>> begin

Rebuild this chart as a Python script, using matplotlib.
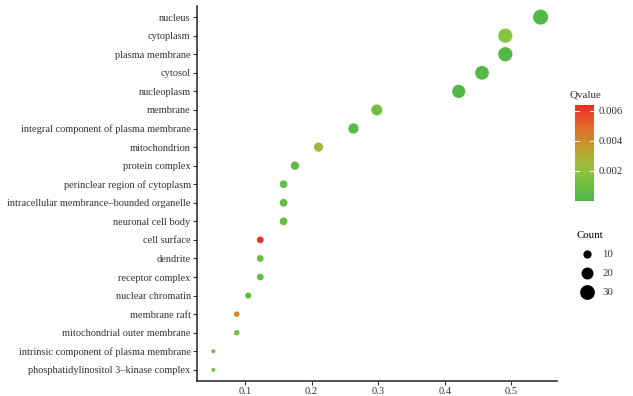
import numpy as np
import matplotlib
matplotlib.use("Agg")
import matplotlib.pyplot as plt
from matplotlib.colors import LinearSegmentedColormap, Normalize
from matplotlib.colorbar import ColorbarBase

plt.rcParams['font.family'] = ['Liberation Serif', 'DejaVu Serif']

# GO cellular component terms, top to bottom
terms = ["nucleus", "cytoplasm", "plasma membrane", "cytosol", "nucleoplasm",
         "membrane", "integral component of plasma membrane", "mitochondrion",
         "protein complex", "perinclear region of cytoplasm",
         "intracellular membrance\u2013bounded organelle", "neuronal cell body",
         "cell surface", "dendrite", "receptor complex", "nuclear chromatin",
         "membrane raft", "mitochondrial outer membrane",
         "intrinsic component of plasma membrane",
         "phosphatidylinositol 3\u2013kinase complex"]
ratio = [0.544, 0.491, 0.491, 0.456, 0.421, 0.298, 0.263, 0.2105, 0.175, 0.158,
         0.158, 0.158, 0.123, 0.123, 0.123, 0.105, 0.0877, 0.0877, 0.0526, 0.0526]
count = [31, 28, 28, 26, 24, 17, 15, 12, 10, 9, 9, 9, 7, 7, 7, 6, 5, 5, 3, 3]
qvalue = [0.0002, 0.0018, 0.0003, 0.0003, 0.0002, 0.0012, 0.0004, 0.0025,
          0.0006, 0.0009, 0.0008, 0.0008, 0.0063, 0.0009, 0.0008, 0.0007,
          0.0042, 0.0011, 0.0042, 0.0012]
size_breaks = [10, 20, 30]
q_ticks = [0.002, 0.004, 0.006]

cmap = LinearSegmentedColormap.from_list(
    "gr", [(0.0, "#4BB648"), (0.31, "#8DC53F"), (0.48, "#B3AC34"),
           (0.625, "#CB8E2A"), (0.8, "#E2642A"), (1.0, "#EE2E24")])
norm = Normalize(0, 0.0064)

cmin, cmax = min(count), max(count)
def area(c):
    return 8 + (np.asarray(c) - cmin) / (cmax - cmin) * 109

fig = plt.figure(figsize=(6.33, 3.96), dpi=100)
ax = fig.add_axes([0.3112, 0.0379, 0.5687, 0.947])

y = np.arange(len(terms))[::-1]
ax.scatter(ratio, y, s=area(count), c=qvalue, cmap=cmap, norm=norm,
           linewidths=0, zorder=3)
ax.set_yticks(y)
ax.set_yticklabels(terms, fontsize=7.45, color="#333333")
ax.set_ylim(-0.6, len(terms) - 0.4)
xr = max(ratio) - min(ratio)
ax.set_xlim(min(ratio) - 0.05 * xr, max(ratio) + 0.05 * xr)
ax.set_xticks([0.1, 0.2, 0.3, 0.4, 0.5])
ax.set_xticklabels(["0.1", "0.2", "0.3", "0.4", "0.5"], fontsize=7.6, color="#333333")
for s in ["top", "right"]:
    ax.spines[s].set_visible(False)
for s in ["left", "bottom"]:
    ax.spines[s].set_color("#222222")
    ax.spines[s].set_linewidth(1.1)
ax.tick_params(length=3, width=0.8, color="#333333", pad=1.5)

# colour legend
cax = fig.add_axes([575 / 633, 1 - 201 / 396, 19 / 633, 96 / 396])
cb = ColorbarBase(cax, cmap=cmap, norm=norm, ticks=q_ticks)
cb.outline.set_visible(False)
cb.ax.tick_params(labelsize=7.8, length=0, pad=3, labelcolor="#333333")
cb.ax.set_yticklabels(["0.002", "0.004", "0.006"])
for t in q_ticks:
    cax.plot([0, 0.2], [t, t], color="white", lw=0.7)
    cax.plot([0.8, 1], [t, t], color="white", lw=0.7)
fig.text(570 / 633, 1 - 95 / 396, "Qvalue", fontsize=7.8, color="#333333",
         va="center", ha="left")

# size legend
handles = [ax.scatter([], [], s=area(c), color="black", linewidths=0)
           for c in size_breaks]
leg = ax.legend(handles, [str(c) for c in size_breaks], title="Count",
                frameon=False, fontsize=7.8, title_fontsize=7.8,
                loc="upper left", bbox_to_anchor=(571 / 633, 1 - 226 / 396),
                bbox_transform=fig.transFigure, labelspacing=0.85,
                handletextpad=0.4, borderpad=0, alignment="left")
for t in leg.get_texts():
    t.set_color("#333333")

fig.savefig("out.png", dpi=100)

>> end

§ **WHAT YOU SHOULD DO**:
Which lines of the material contain the string "matplotlib"? List each of them.

§ **PROBLEM SOLUTION**:
Rebuild this chart as a Python script, using matplotlib.
import matplotlib
matplotlib.use("Agg")
import matplotlib.pyplot as plt
from matplotlib.colors import LinearSegmentedColormap, Normalize
from matplotlib.colorbar import ColorbarBase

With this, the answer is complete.